For a living, Hollister resident Rose Ortiz helps beautify people with a little hair and make-up – even the deceased.

When she’s not working in her salon, Ortiz works on-call for the two funeral parlors in town, making sure the deceased look their best with a great hair style and complimenting eye shadow and lipstick.

“It makes me feel good that I’m helping them look good,” Ortiz said. “That way their families get to view them the way they remember them.”

Ortiz’s career of working with the dead began in 2001, when friend and neighbor John Sander called her in a panic.

“He had a woman who needed her hair done, and his wife was out of town,” she said. “So I told him I would come over and help.”

After spending the day working on the woman, Ortiz went home worried she didn’t do the woman’s hair correctly, or that the make-up was the wrong shades. Concerned about her work, she went to her mother’s house and asked her if she knew the woman. Her mother said she did and comforted Ortiz by telling her she styled the woman’s hair the same way she wore it in life.

Little did Ortiz know at the time, her second client would be her own mother.
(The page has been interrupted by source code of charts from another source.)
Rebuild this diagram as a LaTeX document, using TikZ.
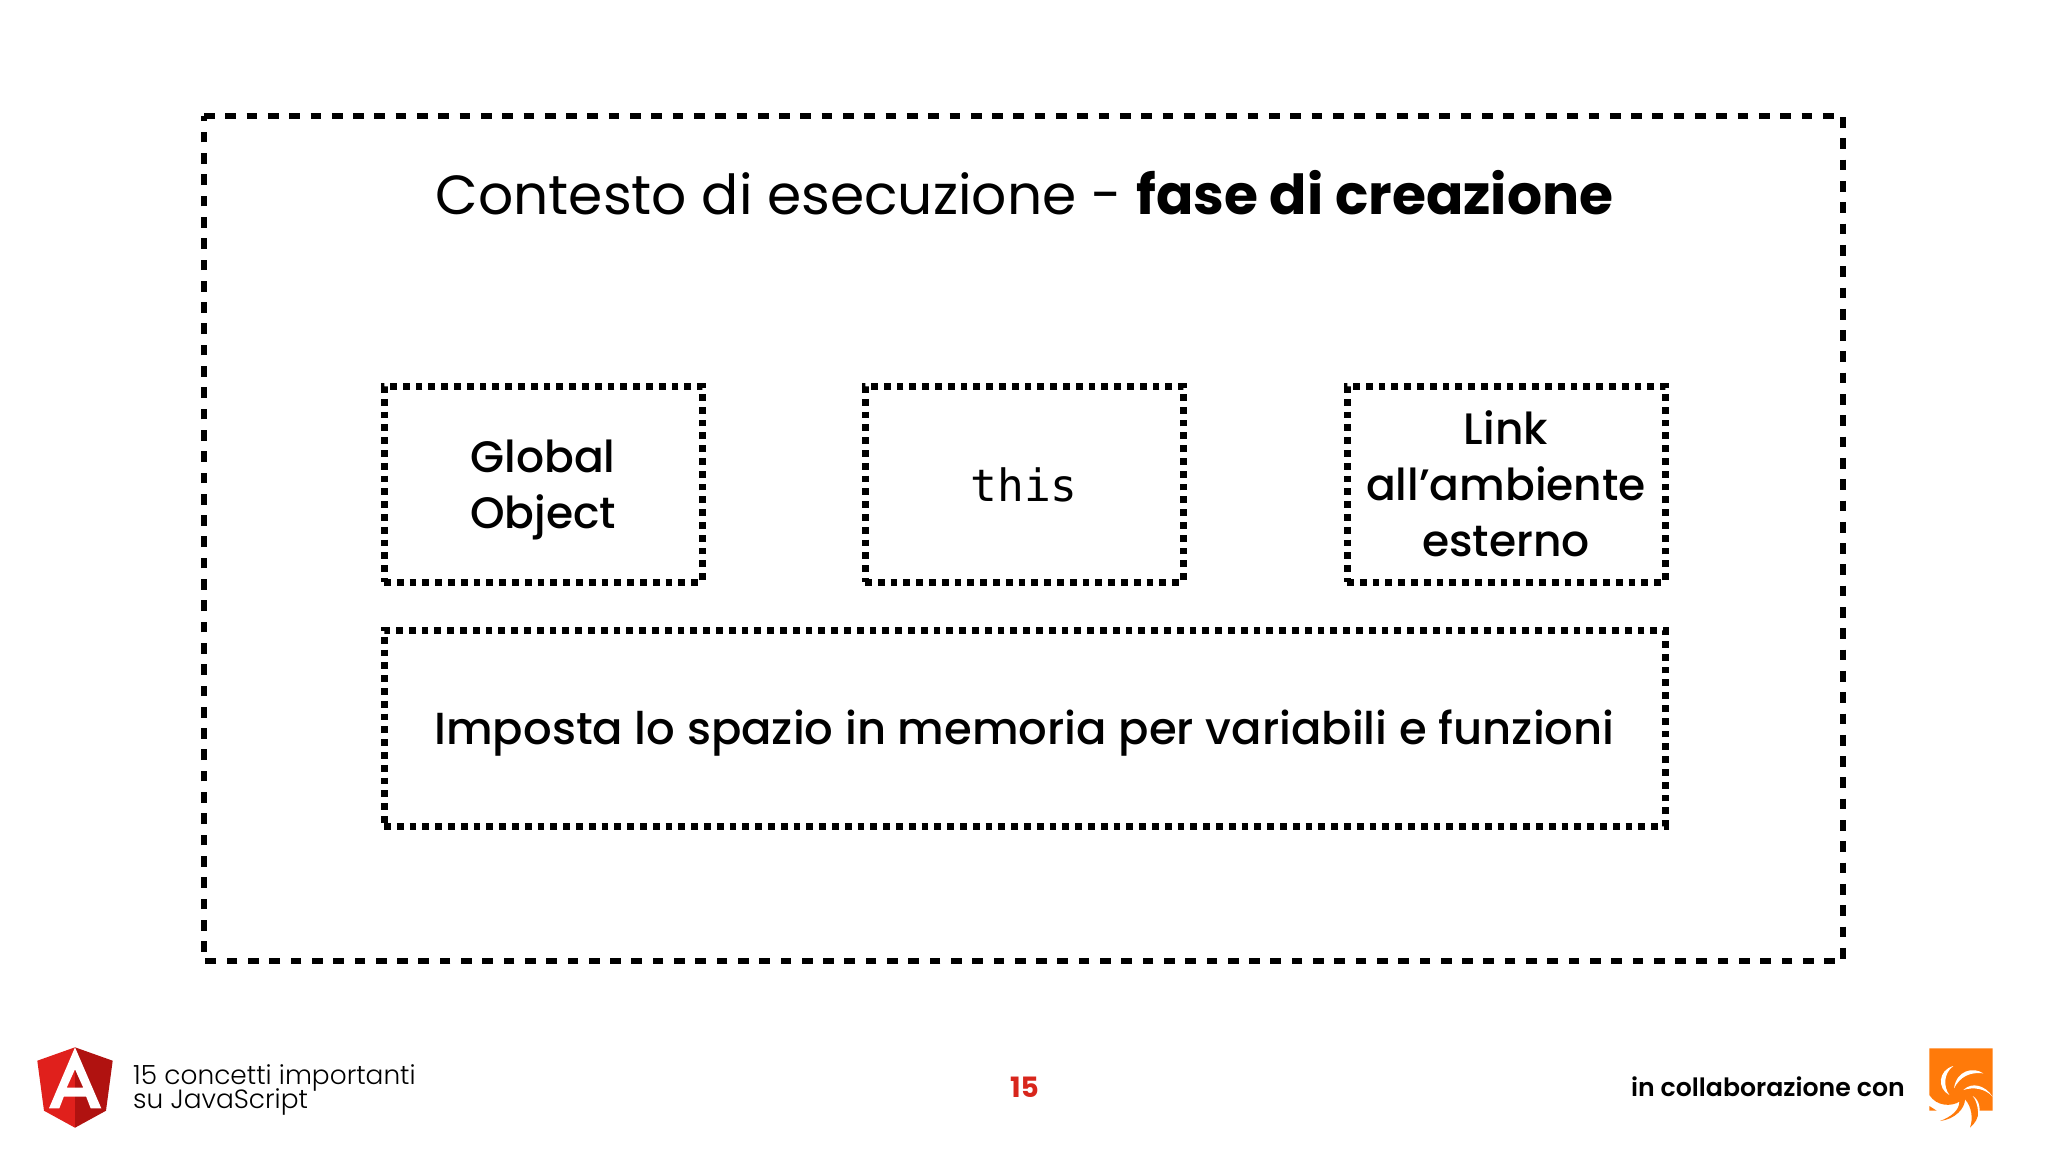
\documentclass[tikz,border=0pt]{standalone}
\usepackage{fontspec}
\setmainfont{Poppins}
\newfontfamily\medf{Poppins Medium}
\newfontfamily\semif{Poppins SemiBold}
\newfontfamily\lightf{Poppins Light}
\newfontfamily\monof{DejaVu Sans Mono}
\definecolor{numred}{HTML}{D8261C}
\definecolor{orlogo}{HTML}{FF7A0A}
\definecolor{angL}{HTML}{E0201C}
\definecolor{angR}{HTML}{B01210}
\tikzset{
  outerbox/.style={draw=black,line width=5.5pt,dash pattern=on 10.7pt off 10.6pt},
  dotbox/.style={draw=black,line width=7pt,dash pattern=on 6.8pt off 6pt},
  lab/.style={align=center,inner sep=0pt,font=\medf\fontsize{44}{56}\selectfont},
}
\begin{document}
\begin{tikzpicture}[x=1pt,y=-1pt]
\useasboundingbox (0,0) rectangle (2048,1152);
\fill[white] (0,0) rectangle (2048,1152);
\coordinate (oa) at (204,116); \coordinate (ob) at (1843,961);
\draw[outerbox] (oa) -| (ob) -| (oa);
\node[inner sep=0pt,font=\fontsize{55.1}{68}\selectfont] (title) at (1024.5,193) {Contesto di esecuzione - \textbf{fase di creazione}};
\node[dotbox,minimum width=318pt,minimum height=196pt,inner sep=0pt] (g) at (543,484) {};
\node[dotbox,minimum width=318pt,minimum height=196pt,inner sep=0pt] (t) at (1024,484) {};
\node[dotbox,minimum width=318pt,minimum height=196pt,inner sep=0pt] (l) at (1506,484) {};
\node[dotbox,minimum width=1281pt,minimum height=196pt,inner sep=0pt] (w) at (1024.5,728) {};
\node[lab] (gt) at ([yshift=-6pt]g) {Global\\Object};
\node[lab,font=\monof\fontsize{44.5}{56}\selectfont] (tt) at ([yshift=-1pt]t) {this};
\node[lab] (lt) at (l) {Link\\all’ambiente\\esterno};
\node[lab,font=\medf\fontsize{44.9}{56}\selectfont] (wt) at ([yshift=-5pt]w) {Imposta lo spazio in memoria per variabili e funzioni};
% footer left
\fill[angL] (75,1047.3) -- (37.3,1060.7) -- (44,1110.7) -- (75,1127.7) -- cycle;
\fill[angR] (75,1047.3) -- (112.7,1060.7) -- (106,1110.7) -- (75,1127.7) -- cycle;
\fill[white,even odd rule] (75,1047.3) -- (49,1108.3) -- (59.3,1108.3) -- (63.8,1096.7) -- (86.2,1096.7) -- (90.7,1108.3) -- (101.3,1108.3) -- cycle (75,1069.3) -- (66.7,1087.7) -- (83.3,1087.7) -- cycle;
\node[anchor=west,inner sep=0pt,align=left,font=\lightf\fontsize{26.4}{26}\selectfont] (ft) at (133,1090) {15 concetti importanti\\[-3pt]su JavaScript};
\node[inner sep=0pt,font=\bfseries\fontsize{28}{30}\selectfont,text=numred] (pg) at (1024.5,1087) {15};
\node[anchor=east,inner sep=0pt,font=\semif\fontsize{25.2}{30}\selectfont] (co) at (1905,1087) {in collaborazione con};
% swirl logo
\begin{scope}[shift={(1920,1040)},x=0.3333pt,y=-0.3333pt]
\fill[orlogo] (28,25) -- (218,25) -- (218,212) -- (176,212) .. controls (175,235) and (165,250) .. (150,263) .. controls (160,235) and (155,200) .. (135,178) .. controls (135,205) and (105,238) .. (60,243) .. controls (95,230) and (118,210) .. (118,185) .. controls (95,200) and (50,200) .. (28,165) -- cycle;
\fill[orlogo] (28,198) -- (50,212) -- (28,212) -- cycle;
\fill[white] (100,78) .. controls (55,90) and (50,145) .. (88,165) .. controls (70,140) and (70,100) .. (100,78) -- cycle;
\fill[white] (190,100) .. controls (160,80) and (110,90) .. (102,145) .. controls (120,110) and (150,95) .. (190,100) -- cycle;
\fill[white] (218,170) .. controls (195,135) and (155,125) .. (130,150) .. controls (160,140) and (195,145) .. (218,170) -- cycle;
\fill[white] (158,168) .. controls (180,180) and (185,215) .. (172,245) .. controls (178,215) and (172,185) .. (158,168) -- cycle;
\end{scope}
\end{tikzpicture}
\end{document}
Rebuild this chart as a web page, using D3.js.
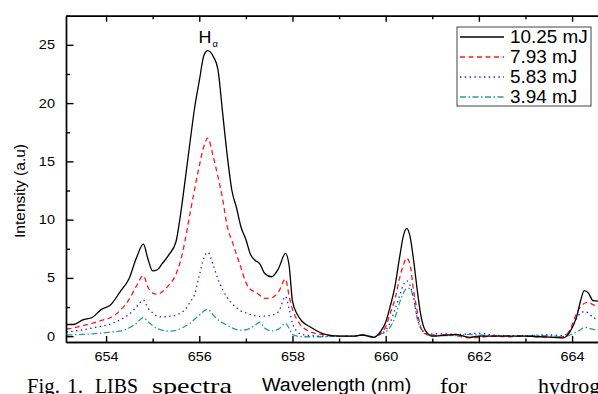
<!DOCTYPE html>
<html>
<head>
<meta charset="utf-8">
<script src="https://cdn.jsdelivr.net/npm/d3@7"></script>
<style>
  body { margin: 0; background: #fff; }
  svg { display: block; }
</style>
</head>
<body>
<svg width="598" height="394"></svg>
<script>
// wavelength grid (nm) and intensities
var wavelength = [653.15, 653.3, 653.5, 653.7, 653.9, 654.1, 654.3, 654.5, 654.65, 654.8, 654.9, 655.0, 655.1, 655.2, 655.35, 655.5, 655.6, 655.7, 655.8, 655.9,
  656.0, 656.1, 656.18, 656.3, 656.4, 656.5, 656.6, 656.7, 656.8, 656.9, 657.0, 657.1, 657.2, 657.3, 657.4, 657.55, 657.7, 657.85, 657.93, 658.0,
  658.1, 658.2, 658.4, 658.7, 659.0, 659.3, 659.5, 659.75, 659.9, 660.0, 660.1, 660.2, 660.3, 660.38, 660.45, 660.52, 660.6, 660.67, 660.75, 660.85,
  661.0, 661.3, 661.5, 661.8, 662.0, 662.3, 662.6, 663.0, 663.3, 663.6, 663.8, 663.95, 664.1, 664.18, 664.26, 664.35, 664.45, 664.6];

var e1025 = [1.0, 1.0, 1.4, 1.6, 2.3, 2.7, 3.8, 5.0, 6.7, 7.9, 6.6, 5.6, 5.7, 6.2, 7.0, 8.1, 10.5, 13.5, 16.6, 19.6,
  21.9, 24.1, 24.5, 24.0, 22.9, 19.2, 15.5, 12.5, 11.0, 9.3, 8.3, 7.0, 6.5, 6.2, 5.4, 5.1, 5.8, 7.1, 6.0, 3.0,
  1.9, 1.3, 0.75, 0.15, 0.0, 0.0, 0.1, -0.1, 0.45, 1.2, 2.6, 4.3, 6.8, 8.6, 9.25, 8.6, 6.5, 4.2, 1.9, 0.5,
  0.0, 0.1, 0.15, -0.1, 0.0, 0.0, 0.0, 0.0, -0.05, -0.1, -0.15, 0.35, 1.7, 3.0, 3.9, 3.7, 3.05, 3.0];

var e793 = [0.6, 0.7, 0.9, 1.1, 1.35, 1.6, 2.2, 3.2, 4.3, 5.2, 4.2, 3.7, 3.6, 3.8, 4.4, 5.3, 6.5, 8.3, 10.5, 12.6,
  14.6, 16.3, 17.0, 15.4, 13.7, 11.8, 9.4, 8.2, 7.0, 5.8, 4.6, 4.0, 3.8, 3.5, 3.25, 3.3, 3.8, 4.9, 3.4, 2.3,
  1.4, 0.85, 0.35, 0.1, 0.0, 0.0, 0.1, -0.1, 0.3, 0.8, 2.0, 3.2, 5.0, 6.1, 6.7, 6.2, 3.9, 2.3, 0.8, 0.2,
  0.05, 0.1, 0.05, -0.15, -0.1, 0.0, -0.05, 0.0, -0.05, -0.1, -0.05, 0.5, 2.0, 2.5, 2.8, 2.9, 2.7, 2.5];

var e583 = [0.37, 0.42, 0.55, 0.7, 0.85, 1.05, 1.4, 1.9, 2.5, 3.1, 2.4, 2.0, 1.7, 1.65, 1.7, 1.8, 2.0, 2.3, 2.9, 3.6,
  5.2, 6.7, 7.2, 6.1, 4.9, 4.0, 3.3, 2.8, 2.45, 2.15, 2.0, 1.85, 1.75, 1.7, 1.72, 1.8, 2.1, 3.4, 2.3, 1.1,
  0.4, 0.15, 0.05, 0.0, 0.0, 0.0, 0.1, -0.05, 0.2, 0.5, 1.2, 2.3, 3.5, 4.4, 4.75, 4.4, 3.3, 1.7, 0.7, 0.3,
  0.2, 0.2, 0.15, 0.2, 0.25, 0.1, 0.05, 0.05, 0.1, 0.1, 0.05, 0.45, 1.5, 2.0, 2.1, 2.0, 1.6, 1.4];

var e394 = [0.1, 0.12, 0.15, 0.2, 0.27, 0.35, 0.43, 0.72, 1.1, 1.6, 1.25, 0.9, 0.65, 0.52, 0.43, 0.5, 0.66, 0.85, 1.1, 1.45,
  1.8, 2.15, 2.3, 1.8, 1.4, 1.15, 0.93, 0.72, 0.57, 0.52, 0.55, 0.7, 0.95, 1.2, 0.7, 0.45, 0.6, 1.1, 0.65, 0.15,
  0.0, -0.05, -0.05, -0.05, 0.0, 0.0, 0.1, -0.05, 0.2, 0.35, 0.8, 1.6, 2.9, 3.7, 4.1, 4.1, 3.2, 1.7, 0.7, 0.3,
  0.1, 0.05, 0.05, 0.15, 0.1, 0.05, 0.05, 0.05, 0.05, 0.0, -0.05, 0.1, 0.35, 0.55, 0.75, 0.7, 0.58, 0.55];

var seriesNames = ["10.25 mJ", "7.93 mJ", "5.83 mJ", "3.94 mJ"];
var seriesValues = [e1025, e793, e583, e394];
var xMajorTicks = [654, 656, 658, 660, 662, 664];
var xMinorTicks = [655, 657, 659, 661, 663, 665];
var yMajorTicks = [0, 5, 10, 15, 20, 25];
var yMinorTicks = [2.5, 7.5, 12.5, 17.5, 22.5, 27.5];

var styles = [
  { color: "#000000", dash: null },
  { color: "#ff1a1a", dash: "5,3.5" },
  { color: "#1a1aff", dash: "1.4,3.4" },
  { color: "#2a9a9a", dash: "6,2.5,1.5,2.5" }
];

var svg = d3.select("svg"),
    padL = 66, padT = 15.7, padB = 342,
    padR = padL + (665 - 653.14) * 46.6,
    sans = "'Liberation Sans', Arial, sans-serif",
    serif = "'Liberation Serif', 'Times New Roman', serif";

var x = d3.scaleLinear().domain([653.14, 665]).range([padL, padR]);
var y = d3.scaleLinear().domain([-0.5, 27.5]).range([padB, padT]);

function label(txt, px, py, size, sx, anchor, family) {
  return svg.append("text")
    .attr("transform", "translate(" + px + "," + py + ") scale(" + sx + ",1)")
    .attr("text-anchor", anchor || "start")
    .style("font-family", family || sans)
    .style("font-size", size + "px")
    .attr("fill", "#000")
    .text(txt);
}

svg.append("clipPath").attr("id", "plot")
  .append("rect").attr("x", padL).attr("y", padT).attr("width", padR - padL).attr("height", padB - padT);

// curves
var line = d3.line()
  .x((d, i) => x(wavelength[i]))
  .y(d => y(d))
  .curve(d3.curveMonotoneX);

svg.append("g").attr("clip-path", "url(#plot)")
  .selectAll("path")
  .data(seriesValues.slice().reverse())
  .enter().append("path")
  .attr("d", line)
  .attr("fill", "none")
  .attr("stroke", (d, i) => styles[3 - i].color)
  .attr("stroke-width", 1.3)
  .attr("stroke-dasharray", (d, i) => styles[3 - i].dash);

// axes
function styleAxis(g) {
  g.selectAll("path, line").attr("stroke", "#000").attr("stroke-width", 1.4);
  g.selectAll("text").style("font-family", sans).style("font-size", "12.5px").attr("fill", "#000");
}

var xb = svg.append("g").attr("transform", "translate(0," + padB + ")")
  .call(d3.axisBottom(x).tickValues(xMajorTicks).tickFormat(d3.format("d"))
    .tickSizeInner(-6).tickSizeOuter(0).tickPadding(10.5));
styleAxis(xb);
xb.selectAll("text").attr("transform", "scale(1.16,1)");
styleAxis(svg.append("g").attr("transform", "translate(0," + padB + ")")
  .call(d3.axisBottom(x).tickValues(xMinorTicks).tickFormat("").tickSizeInner(-3.5).tickSizeOuter(0)));

styleAxis(svg.append("g").attr("transform", "translate(0," + padT + ")")
  .call(d3.axisTop(x).tickValues(xMajorTicks).tickFormat("").tickSizeInner(-6).tickSizeOuter(0)));
styleAxis(svg.append("g").attr("transform", "translate(0," + padT + ")")
  .call(d3.axisTop(x).tickValues(xMinorTicks).tickFormat("").tickSizeInner(-3.5).tickSizeOuter(0)));

var yl = svg.append("g").attr("transform", "translate(" + padL + ",0)")
  .call(d3.axisLeft(y).tickValues(yMajorTicks).tickFormat(d3.format("d"))
    .tickSizeInner(-7.5).tickSizeOuter(0).tickPadding(9.5));
styleAxis(yl);
yl.selectAll("text").attr("transform", "scale(1.16,1)");
styleAxis(svg.append("g").attr("transform", "translate(" + padL + ",0)")
  .call(d3.axisLeft(y).tickValues(yMinorTicks).tickFormat("").tickSizeInner(-4).tickSizeOuter(0)));

// H alpha label
label("H", 198.5, 42.5, 16.5, 1.08);
label("\u03b1", 212.5, 47, 8.5, 1.1);

// axis titles
svg.append("text")
  .attr("transform", "translate(25,191) rotate(-90)")
  .attr("text-anchor", "middle")
  .style("font-family", sans)
  .style("font-size", "15px")
  .attr("textLength", 94)
  .attr("lengthAdjust", "spacingAndGlyphs")
  .text("Intensity (a.u)");

// caption words (Times), partially visible under the chart
var captionWords = [["Fig.", 27, 33], ["1.", 67, 16], ["LIBS", 95, 43], ["spectra", 152, 80], ["for", 440, 27], ["hydrogen", 538, 83]];
captionWords.forEach(function (w) {
  svg.append("text")
    .attr("x", w[1]).attr("y", 392.5)
    .style("font-family", serif)
    .style("font-size", "22px")
    .attr("textLength", w[2])
    .attr("lengthAdjust", "spacingAndGlyphs")
    .text(w[0]);
});

label("Wavelength (nm)", 262, 391, 18, 1.095);

// legend
var lg = svg.append("g");
lg.append("rect").attr("x", 457).attr("y", 27).attr("width", 134).attr("height", 79)
  .attr("fill", "#fff").attr("stroke", "#444").attr("stroke-width", 1);
seriesNames.forEach(function (name, i) {
  var ly = 37 + i * 20;
  lg.append("line").attr("x1", 460).attr("x2", 504).attr("y1", ly).attr("y2", ly)
    .attr("stroke", styles[i].color).attr("stroke-width", 1.3)
    .attr("stroke-dasharray", styles[i].dash);
  label(name, 510, ly + 6.3, 17.5, 1.08);
});
</script>
</body>
</html>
“About two months later my mom died, and I knew how she looked so I decided to help,” she said. “It was the weirdest thing to see my mom lying there, looking like she was sleeping.”

After the passing of her mom, whose hair she used to style when she was alive, Ortiz started getting used to working with the dead, and was once again faced with styling another family member. Just a few short months after her mother died, her son-in-law’s mother passed away. Because of the way she died, Ortiz said, her body was in bad shape, and it was a lot of work to make her look as beautiful as she did while she was alive.

“She was a beautiful woman, and always wore a lot of make-up,” she said. “When John came in and saw her done, he was like ‘Oh my god, you made her look so good.'”

While she’s in the lab working, Ortiz said, she can tell when someone wants her there and when they don’t.

“You can feel things when you’re with the person, and she (son-in-law’s mother) didn’t want me there,” she said.

Another client did, however.

“When you’re in the lab, all you can smell is chemicals, and when I was finished doing this one woman’s hair, I’ll never forget it, the room started to smell like perfume,” she said. “John came in and smelled it too, and asked me if I had sprayed some on her. I told him no and he said ‘Ah, you made her happy, look at how beautiful you did her hair.'”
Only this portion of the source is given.